Johnson will share with the audience the stories and experiences of the players and teams from the early 1900s through the integration of the NBA in 1950, known as the Black Fives Era.

While working for the NBA and Nike, Johnson began researching little known information on African American basketball in the early 20th century. Discovering there were dozens of talented African American teams spanning half a century, he trademarked the names and logos of each.

After being laid-off in 2001, Johnson decided to end his 20-year corporate career and pursue his research full-time. To prove there was a market for this important piece of history, he created Black Fives Inc.

The company name stems from the nickname all African-American teams were known by, the “black fives,” referring to the starting five players on each team.

The rise of black professional basketball in America, including the New York Renaissance or the “Rens,” began in 1920. The Rens’ first victory over the white world champion Original Celtics in 1925 was considered by many to be a turning point in both basketball and race relations in the United States.

“I’ve always liked history, but history is limited unless we make it meaningful for today,” notes Johnson.

Prior to forming Black Fives, Johnson held several management and executive positions in engineering, apparel merchandising, licensing, marketing and sales.

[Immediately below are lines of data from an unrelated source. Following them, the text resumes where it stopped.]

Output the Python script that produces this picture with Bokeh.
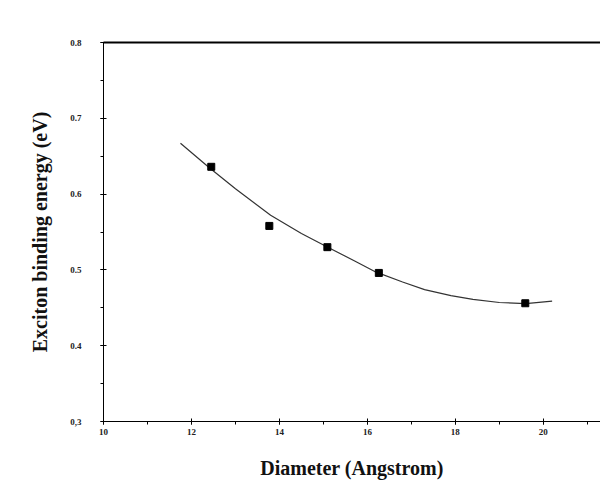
from bokeh.plotting import figure
from bokeh.models import Range1d, FixedTicker, LinearAxis
from bokeh.embed import file_html
from bokeh.resources import INLINE

# Measured data points
diameter = [12.45, 13.77, 15.09, 16.26, 19.59]
energy = [0.636, 0.558, 0.530, 0.496, 0.456]

# Fitted curve
fit_x = [11.75, 12.4, 13.0, 13.8, 14.5, 15.1, 15.7, 16.2, 16.8, 17.3, 17.9, 18.4, 19.0, 19.6, 20.2]
fit_y = [0.667, 0.635, 0.607, 0.572, 0.548, 0.530, 0.512, 0.497, 0.484, 0.474, 0.466, 0.461, 0.457, 0.4555, 0.4587]

x_ticks = [10, 12, 14, 16, 18, 20]
y_ticks = [0.3, 0.4, 0.5, 0.6, 0.7, 0.8]

FONT = "Liberation Serif"

p = figure(width=600, height=481, output_backend="svg", toolbar_location=None,
           x_range=Range1d(10, 21.3), y_range=Range1d(0.3, 0.8),
           min_border_left=103, min_border_right=0, min_border_top=42, min_border_bottom=0)
p.outline_line_color = None
p.grid.visible = False
p.background_fill_color = "white"

p.line(fit_x, fit_y, line_color="#333333", line_width=1.2)
p.scatter(diameter, energy, marker="square", size=7, color="black")

for ax in (p.xaxis[0], p.yaxis[0]):
    ax.axis_line_color = "black"
    ax.axis_line_width = 1
    ax.major_tick_in = 3
    ax.major_tick_out = 3
    ax.minor_tick_in = 0
    ax.minor_tick_out = 3
    ax.major_label_text_font = FONT
    ax.major_label_text_font_style = "bold"
    ax.major_label_text_font_size = "9px"
    ax.major_label_text_color = "#222222"
    ax.axis_label_text_font = FONT
    ax.axis_label_text_font_style = "bold"
    ax.axis_label_text_color = "#111111"

p.xaxis[0].ticker = FixedTicker(ticks=x_ticks, minor_ticks=list(range(10, 22)))
p.yaxis[0].ticker = FixedTicker(ticks=y_ticks, minor_ticks=[0.3 + 0.05 * i for i in range(11)])
p.yaxis[0].major_label_overrides = {0.3: "0,3", 0.4: "0.4", 0.5: "0.5", 0.6: "0.6", 0.7: "0.7", 0.8: "0.8"}

p.xaxis[0].axis_label = "Diameter (Angstrom)"
p.xaxis[0].axis_label_text_font_size = "20px"
p.xaxis[0].major_label_standoff = 4
p.xaxis[0].axis_label_standoff = 19

p.yaxis[0].axis_label = "Exciton binding energy (eV)"
p.yaxis[0].axis_label_text_font_size = "20px"
p.yaxis[0].major_label_standoff = 19
p.yaxis[0].axis_label_standoff = 16

top = LinearAxis(ticker=FixedTicker(ticks=[]), axis_line_width=2, axis_line_color="black",
                 major_label_text_font_size="0px", major_tick_out=0, major_tick_in=0,
                 minor_tick_out=0, minor_tick_in=0)
p.add_layout(top, "above")

open("out.html", "w").write(file_html(p, INLINE))
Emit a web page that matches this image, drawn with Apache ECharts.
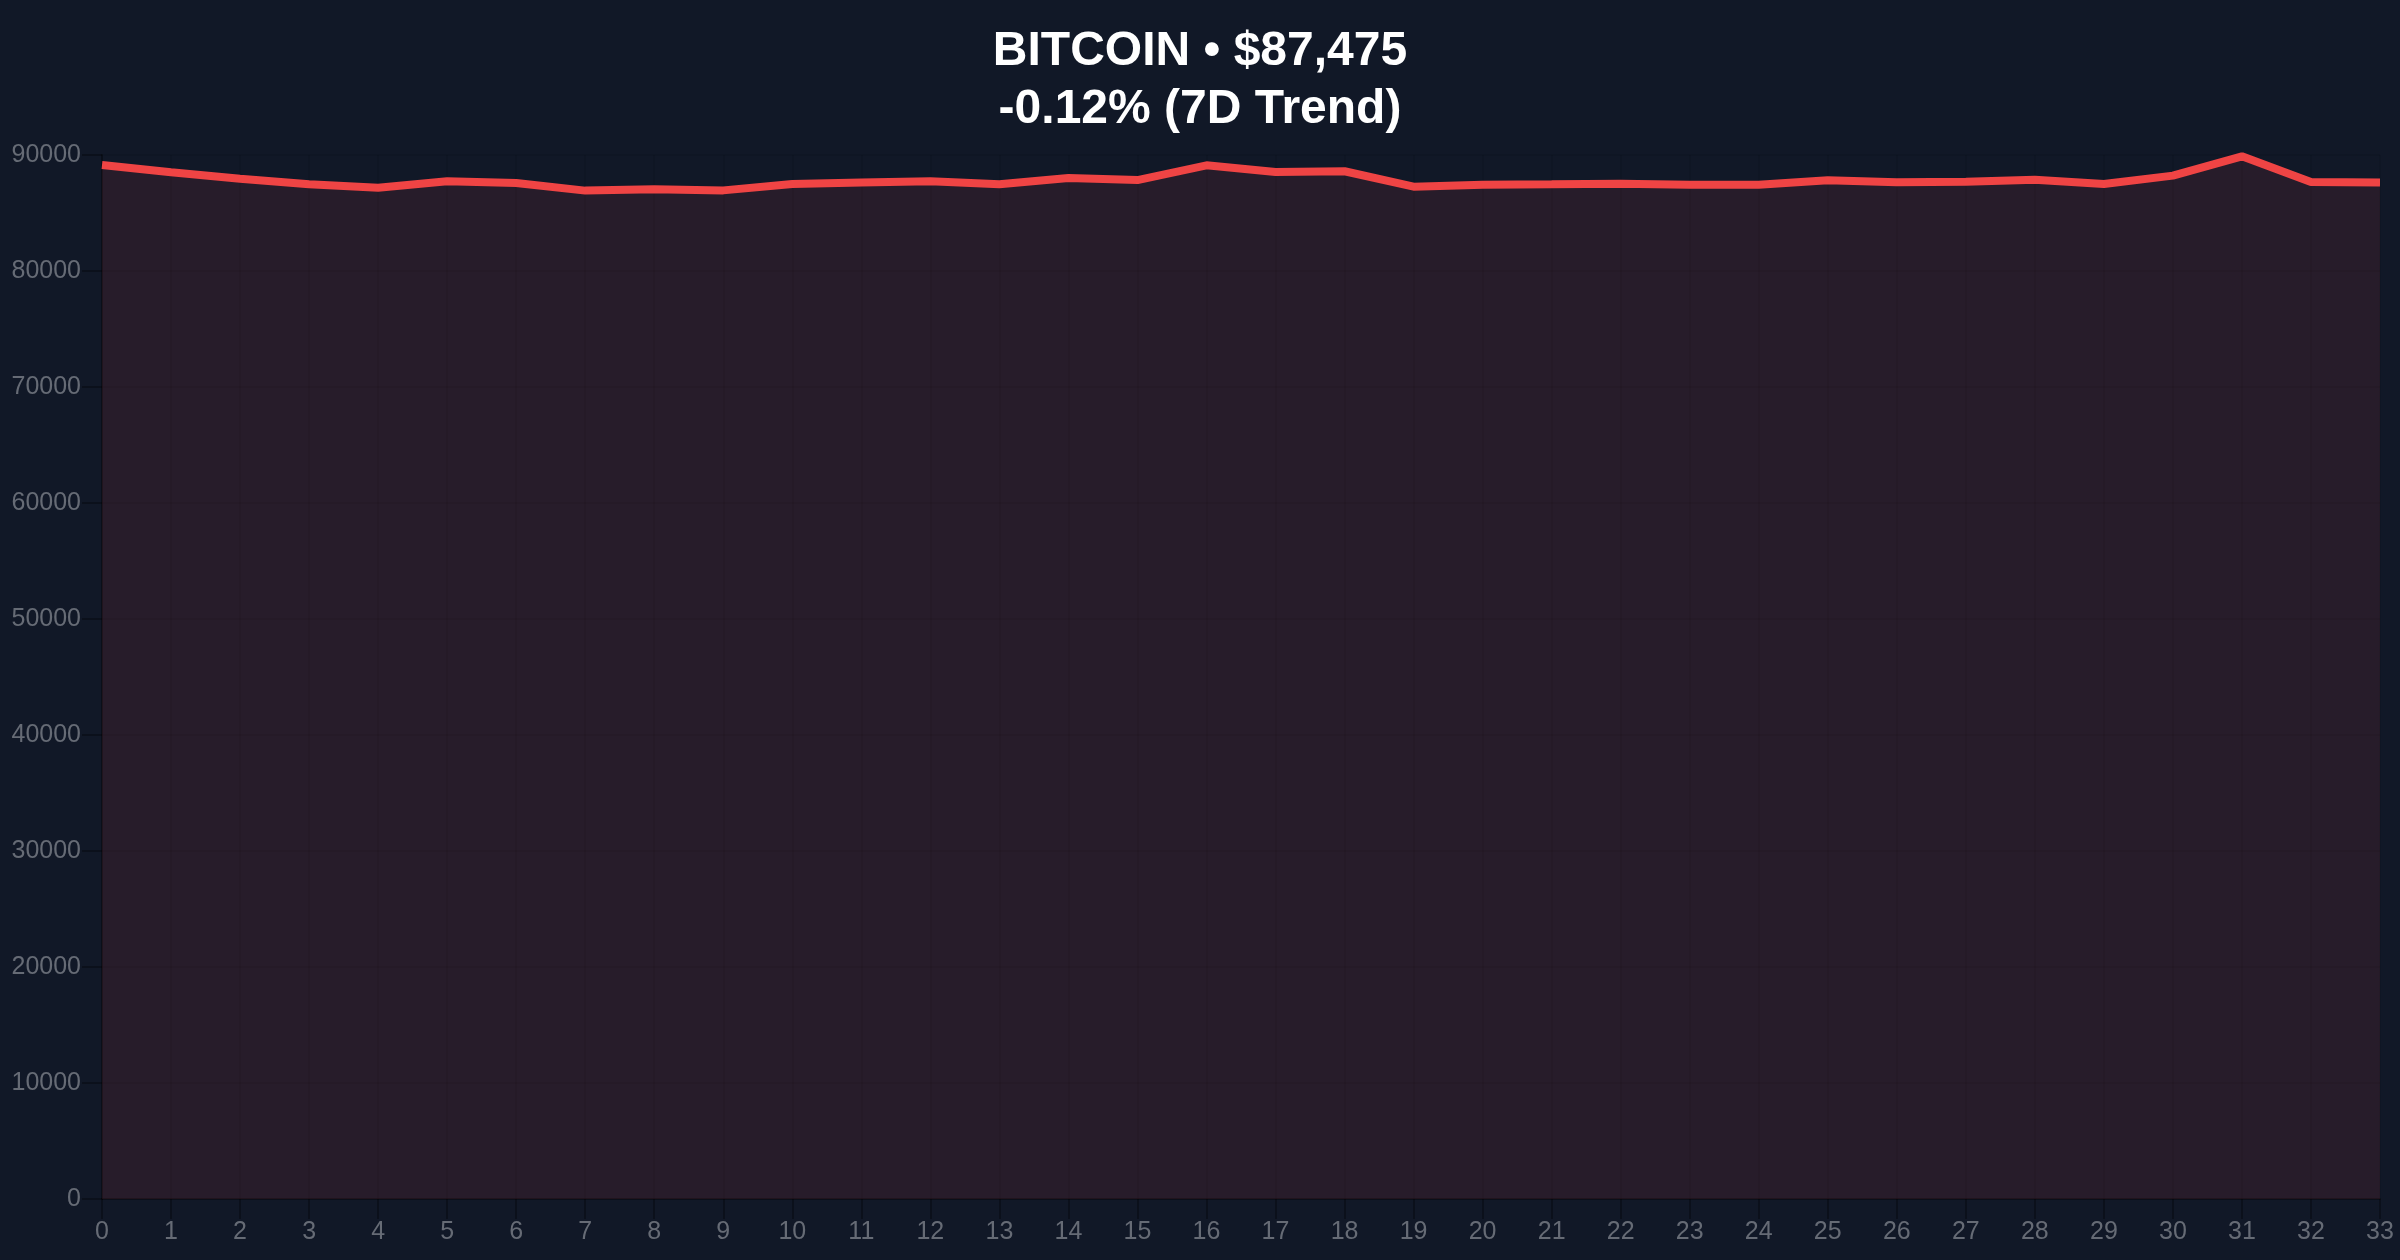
<!DOCTYPE html>
<html>
<head>
<meta charset="utf-8">
<script src="https://cdn.jsdelivr.net/npm/echarts@6/dist/echarts.min.js"></script>
<style>
html,body{margin:0;padding:0;background:#111827;}
#chart{width:2400px;height:1260px;}
</style>
</head>
<body>
<div id="chart"></div>
<script>
const titleLine1 = 'BITCOIN • $87,475';
const titleLine2 = '-0.12% (7D Trend)';
const categories = ['0','1','2','3','4','5','6','7','8','9','10','11','12','13','14','15','16','17','18','19','20','21','22','23','24','25','26','27','28','29','30','31','32','33'];
const prices = [89140, 88510, 87960, 87480, 87180, 87730, 87590, 86930, 87050, 86950,
                87500, 87620, 87730, 87480, 88020, 87840, 89110, 88540, 88600, 87270,
                87440, 87470, 87530, 87440, 87440, 87820, 87650, 87700, 87870, 87500,
                88220, 89890, 87670, 87620];
const yTicks = { min: 0, max: 90000, interval: 10000 };

const chart = echarts.init(document.getElementById('chart'));
chart.setOption({
  backgroundColor: '#111827',
  animation: false,
  title: {
    text: titleLine1 + '\n' + titleLine2,
    left: 'center',
    top: 18,
    textStyle: {
      color: '#ffffff',
      fontFamily: 'Liberation Sans',
      fontWeight: 'bold',
      fontSize: 48,
      lineHeight: 58
    }
  },
  grid: { left: 102, right: 20, top: 155, bottom: 61, containLabel: false },
  xAxis: {
    type: 'category',
    data: categories,
    boundaryGap: false,
    axisLine: { show: true, lineStyle: { color: 'rgba(0,0,0,0.3)', width: 2 } },
    axisTick: { show: true, length: 20, lineStyle: { color: 'rgba(0,0,0,0.3)', width: 2 } },
    axisLabel: { color: '#666b75', fontSize: 25, fontFamily: 'Liberation Sans', margin: 21 },
    splitLine: { show: true, lineStyle: { color: 'rgba(0,0,0,0.07)', width: 2 } }
  },
  yAxis: {
    type: 'value',
    min: yTicks.min,
    max: yTicks.max,
    interval: yTicks.interval,
    axisLine: { show: true, lineStyle: { color: 'rgba(0,0,0,0.3)', width: 2 } },
    axisTick: { show: true, length: 20, lineStyle: { color: 'rgba(0,0,0,0.3)', width: 2 } },
    axisLabel: { color: '#666b75', fontSize: 25, fontFamily: 'Liberation Sans', margin: 21,
                 formatter: function (v) { return String(v); } },
    splitLine: { show: true, lineStyle: { color: 'rgba(0,0,0,0.07)', width: 2 } }
  },
  series: [{
    type: 'line',
    data: prices,
    showSymbol: false,
    symbol: 'none',
    lineStyle: { color: '#ef4444', width: 8 },
    itemStyle: { color: '#ef4444' },
    areaStyle: { color: '#ef4444', opacity: 0.1 }
  }]
});
</script>
</body>
</html>
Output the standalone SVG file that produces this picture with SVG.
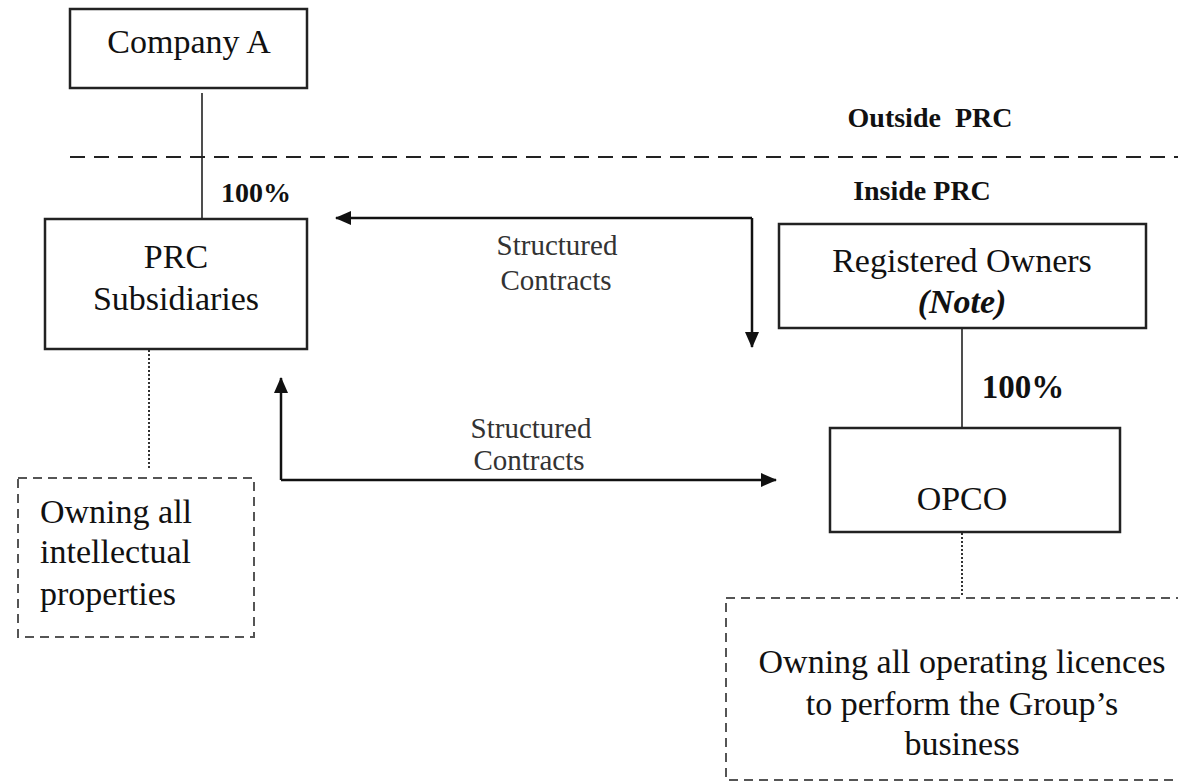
<svg xmlns="http://www.w3.org/2000/svg" width="1178" height="781" viewBox="0 0 1178 781">
<style>
.box{fill:#fff;stroke:#222;stroke-width:2.5}
.note{fill:none;stroke:#555;stroke-width:2;stroke-dasharray:9 6}
.t{font-family:"Liberation Serif","Times New Roman",serif;font-size:34px;fill:#111;text-anchor:middle}
.tl{text-anchor:start}
.b{font-weight:bold;font-size:28px}
.lab{font-family:"Liberation Serif","Times New Roman",serif;font-size:29px;fill:#333;text-anchor:middle}
.con{fill:none;stroke:#111;stroke-width:2.5}
.thin{fill:none;stroke:#222;stroke-width:1.6}
.dot{fill:none;stroke:#333;stroke-width:2;stroke-dasharray:2 2}
</style>
<defs>
<marker id="ah" viewBox="0 0 16 14" refX="15" refY="7" markerWidth="16" markerHeight="14" markerUnits="userSpaceOnUse" orient="auto">
<path d="M0,0 L16,7 L0,14 z" fill="#111"/>
</marker>
</defs>
<rect width="1178" height="781" fill="#fff"/>

<line x1="70" y1="157" x2="1178" y2="157" stroke="#222" stroke-width="2.2" stroke-dasharray="15 9"/>
<text class="t b" x="930" y="127" style="white-space:pre">Outside  PRC</text>
<text class="t b" x="922" y="200">Inside PRC</text>

<g id="connectors">
<line class="thin" x1="202" y1="93" x2="202" y2="225"/>
<line class="thin" x1="962" y1="322" x2="962" y2="428"/>
<line class="dot" x1="149" y1="350" x2="149" y2="470"/>
<line class="dot" x1="962" y1="533" x2="962" y2="597"/>
<path class="con" d="M752,218 H336" marker-end="url(#ah)"/>
<path class="con" d="M752,218 V347" marker-end="url(#ah)"/>
<path class="con" d="M281,480 V378" marker-end="url(#ah)"/>
<path class="con" d="M281,480 H776" marker-end="url(#ah)"/>
<text class="t b" x="256" y="202">100%</text>
<text class="t b" x="1023" y="398" style="font-size:33px">100%</text>
<text class="lab" x="557" y="255">Structured</text>
<text class="lab" x="556" y="290">Contracts</text>
<text class="lab" x="531" y="438">Structured</text>
<text class="lab" x="529" y="470">Contracts</text>
</g>

<g id="companyA">
<rect class="box" x="70" y="9" width="237" height="79"/>
<text class="t" x="189" y="53">Company A</text>
</g>

<g id="prcSubsidiaries">
<rect class="box" x="45" y="219" width="262" height="130"/>
<text class="t" x="176" y="268">PRC</text>
<text class="t" x="176" y="310">Subsidiaries</text>
</g>

<g id="registeredOwners">
<rect class="box" x="779" y="224" width="367" height="104"/>
<text class="t" x="962" y="272">Registered Owners</text>
<text class="t" x="962" y="313" style="font-weight:bold;font-style:italic">(Note)</text>
</g>

<g id="opco">
<rect class="box" x="830" y="428" width="290" height="104"/>
<text class="t" x="962" y="510">OPCO</text>
</g>

<g id="ipNote">
<rect class="note" x="18" y="478" width="236" height="159"/>
<text class="t tl" x="40" y="523">Owning all</text>
<text class="t tl" x="40" y="563">intellectual</text>
<text class="t tl" x="40" y="605">properties</text>
</g>

<g id="licenceNote">
<rect class="note" x="726" y="598" width="470" height="182"/>
<text class="t" x="962" y="673">Owning all operating licences</text>
<text class="t" x="962" y="715">to perform the Group’s</text>
<text class="t" x="962" y="755">business</text>
</g>
</svg>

Johnson holds a bachelor’s degree in Civil Engineering and a master’s degree in Mechanical Engineering degree from Carnegie Mellon University and Stanford University, respectively. He currently sits on the Advisory Council of the Carnegie Mellon University Department of Civil and Environmental Engineering and is a member of the University’s Andrew Carnegie Society.

Johnson is also an active member of the Association of Professional Basketball Researchers, the North American Society for Sport History, and the American Library Association, as well as a member of the Board of Trustees of the Greenwich Public Library.

“I grew up in Massachusetts, so I always like coming back to the Greater Boston area,” said Johnson.  “It’ll be a fun, lively discussion full of all the things I’m known to like to talk about — not just an endless history lecture.”